A Picture's Worth a Thousand Sins

The Picture of Dorian Gray - Oscar Wilde

This was my first experience with Oscar Wilde outside of a classroom and I thoroughly enjoyed it. Well, most of it. Chapter eleven did its level best to shrivel my eyes out of my sockets with its extreme dryness, but the rest of it was pretty darn good. I went in expecting a horrid Gothic tale, but the humor! The characters! The witty dialogue! How unexpected! My interest is piqued. I will be searching out more of Oscar Wilde's works.

 

Five stars for awesomeness, minus one star for that dang eleventh chapter, and, as a proud American woman who married out of my country, if I had more ambition I would cross-stitch the entire conversation about American women onto a sampler.

 

"And by the way, Harry, talking about silly marriages, what is this humbug your father tells me about Dartmoor wanting to marry an American? Ain't English girls good enough for him?"

 

"It is rather fashionable to marry Americans just now, Uncle George."

 

"I'll back English women against the world, Harry," said Lord Fermor, striking the table with his fist.

 

"The betting is on the Americans."

 

"They don't last, I am told," muttered his uncle.

 

"A long engagement exhausts them, but they are capital at a steeplechase. They take things flying.
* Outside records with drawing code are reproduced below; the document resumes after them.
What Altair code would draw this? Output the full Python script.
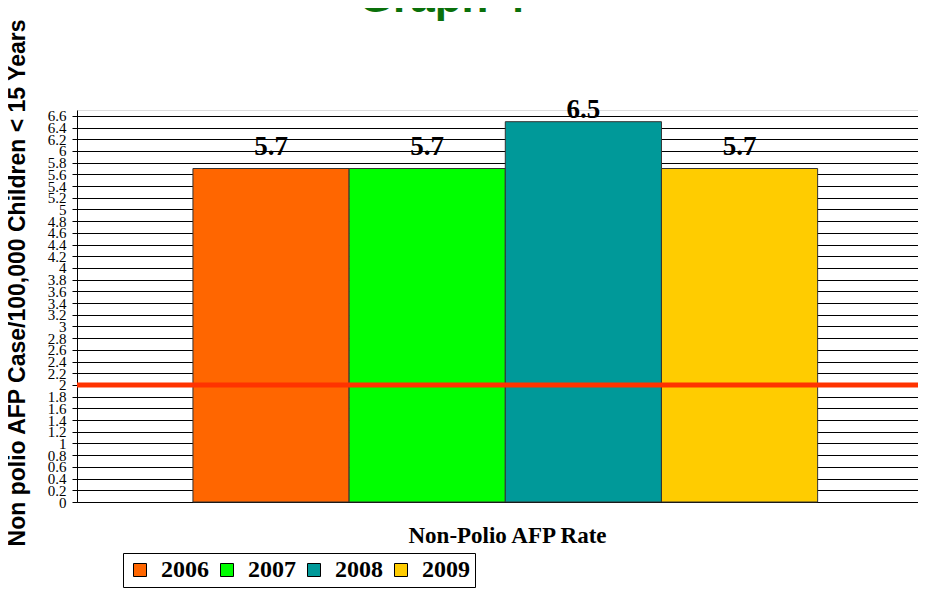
import altair as alt
import pandas as pd

# ---- data ----
years = ["2006", "2007", "2008", "2009"]
rates = [5.7, 5.7, 6.5, 5.7]
colors = ["#FF6600", "#00FF00", "#009999", "#FFCC00"]
target = [2]
y_ticks = [0, 0.2, 0.4, 0.6, 0.8, 1, 1.2, 1.4, 1.6, 1.8, 2, 2.2, 2.4, 2.6, 2.8,
           3, 3.2, 3.4, 3.6, 3.8, 4, 4.2, 4.4, 4.6, 4.8, 5, 5.2, 5.4, 5.6, 5.8,
           6, 6.2, 6.4, 6.6]
y_max = 6.7
chart_title = "Graph 4"
x_title = "Non-Polio AFP Rate"
y_title = "Non polio AFP Case/100,000 Children < 15 Years"

SERIF = "Liberation Serif"
SANS = "Liberation Sans"

W, H = 841, 392

df = pd.DataFrame({"year": years, "rate": rates})

x_enc = alt.X(
    "year:N",
    sort=years,
    scale=alt.Scale(paddingInner=0, paddingOuter=0.6925, align=0.536),
    axis=alt.Axis(
        labels=False, ticks=False, domain=True, domainColor="black", grid=False,
        title=x_title, titleFont=SERIF, titleFontSize=23, titleFontWeight="bold",
        titleColor="black", titleX=430, titleY=40, titleBaseline="alphabetic",
        titleAlign="center", titleAnchor="middle",
    ),
)
y_scale = alt.Scale(domain=[0, y_max], nice=False, zero=True)

bars = alt.Chart(df).mark_bar(stroke="#333333", strokeWidth=1).encode(
    x=x_enc,
    y=alt.Y(
        "rate:Q",
        scale=y_scale,
        axis=alt.Axis(
            values=y_ticks, tickCount=40, format=".1~f", labelFont=SERIF,
            labelFontSize=15, labelColor="black", labelOverlap=False,
            tickColor="black", tickSize=5, labelPadding=6, domainColor="black",
            gridColor="black", gridWidth=1, grid=True, title=None,
        ),
    ),
    color=alt.Color(
        "year:N",
        scale=alt.Scale(domain=years, range=colors),
        legend=alt.Legend(
            orient="none", legendX=46, legendY=443, direction="horizontal",
            title=None, symbolType="square", symbolSize=169,
            symbolStrokeColor="black", symbolStrokeWidth=1, symbolOpacity=1,
            labelFont=SERIF, labelFontSize=24, labelFontWeight="bold",
            labelColor="black", labelOffset=9, columnPadding=6, padding=5,
            strokeColor="black", fillColor="white",
        ),
    ),
)

rule = alt.Chart(pd.DataFrame({"t": target})).mark_rule(
    color="#FF3300", strokeWidth=5
).encode(y=alt.Y("t:Q", scale=y_scale))

labels = alt.Chart(df).transform_calculate(
    lp="min(datum.rate + 0.23, 6.56)"
).mark_text(
    font=SERIF, fontSize=27, fontWeight="bold", color="black",
    baseline="alphabetic", align="center",
).encode(
    x=alt.X("year:N", sort=years),
    y=alt.Y("lp:Q", scale=y_scale),
    text=alt.Text("rate:Q", format=".1f"),
)

title_txt = alt.Chart(pd.DataFrame({"t": [chart_title]})).mark_text(
    font=SANS, fontSize=44, fontWeight="bold", color="#0A700A",
    align="center", baseline="alphabetic",
).encode(text="t:N", x=alt.value(365), y=alt.value(-98))

ytitle_txt = alt.Chart(pd.DataFrame({"t": [y_title]})).mark_text(
    font=SANS, fontSize=23, fontWeight="bold", color="black",
    align="center", baseline="alphabetic", angle=270,
).encode(text="t:N", x=alt.value(-52), y=alt.value(173))

chart = alt.layer(bars, rule, labels, title_txt, ytitle_txt).properties(
    width=W, height=H,
    autosize=alt.AutoSizeParams(type="none"),
    padding={"left": 69, "top": 102, "right": 0, "bottom": 87},
).configure_view(stroke="black", strokeWidth=1).configure(background="white")

chart.save("out.html", embed_options={"renderer": "svg", "actions": False})
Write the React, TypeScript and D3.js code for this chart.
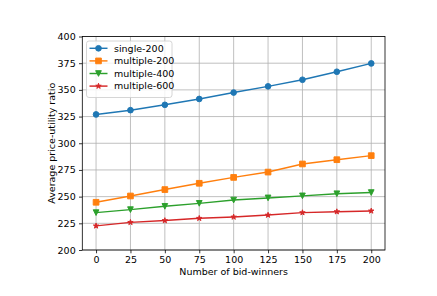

I don't think Dartmoor has a chance."

 

"Who are her people?" grumbled the old gentleman. "Has she got any?"

 

Lord Henry shook his head. "American girls are as clever at concealing their parents, as English women are at concealing their past," he said, rising to go.

 

"They are pork-packers, I suppose?"

 

"I hope so, Uncle George, for Dartmoor's sake. I am told that pork-packing is the most lucrative profession in America, after politics."

 

"Is she pretty?"

 

"She behaves as if she was beautiful. Most American women do. It is the secret of their charm."

 

"Why can't these American women stay in their own country? They are always telling us that it is the paradise for women."

 

"It is. That is the reason why, like Eve, they are so excessively anxious to get out of it," said Lord Henry.